2022年7月25日月曜日

外交の評価

ウクライナへのロシアの侵攻とそれに対するウクライナの抵抗は5ヶ月を経て終わりの見えない戦争の観を呈している。両国とも人命と国富の損失をさらに重ねるしかないのか。どうして外交はこの戦争の発生を防止できなかったのか。
 評論家でかつては職業外交官だった佐藤優氏は「外交は価値の体系、利益の体系、力の体系という三つの体系からなっている」と解説する(『毎日』7月17日)。価値の体系とは例えば民主主義対強権という捉え方。 利益の体系とはこの戦争が自国にもたらす利益と損失の評価。力の体系とは彼我の国力や戦力の評価である。
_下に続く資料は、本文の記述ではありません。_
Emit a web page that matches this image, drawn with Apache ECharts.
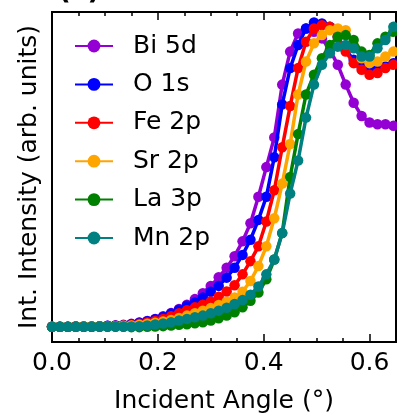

 開戦から現在までは民主主義国と強権国家の違いが強調されてきたが、独立後のウクライナは激しい街頭行動によって大統領が退任させられるという西欧型の民主主義の基準に合致しないため、EUやNATOへの加盟を許されなかった国である。民主主義対強権の構図は割引して考える必要がある。
 利益の体系からすればクリミア半島や東部2州を回復しない限りはウクライナに具体的利益はなく、その可能性は乏しい(変わりやすい世論を無視できない民主主義国はそこまでの支援はできないだろう)。力の体系は人口や生産力の比較だけでなく電子技術などの能力も計算する必要が大きくなっているとはいえ、ロシアとウクライナの力の差は大きい。西側諸国もウクライナの求めるすべての旧領の回復までは軍事支援はできないだろう。
 無限に戦争を続けることは不可能な以上、遅かれ早かれ現状での停戦となろう。その場合、失われた多くの人命に値するだけの停戦になるとは思えない。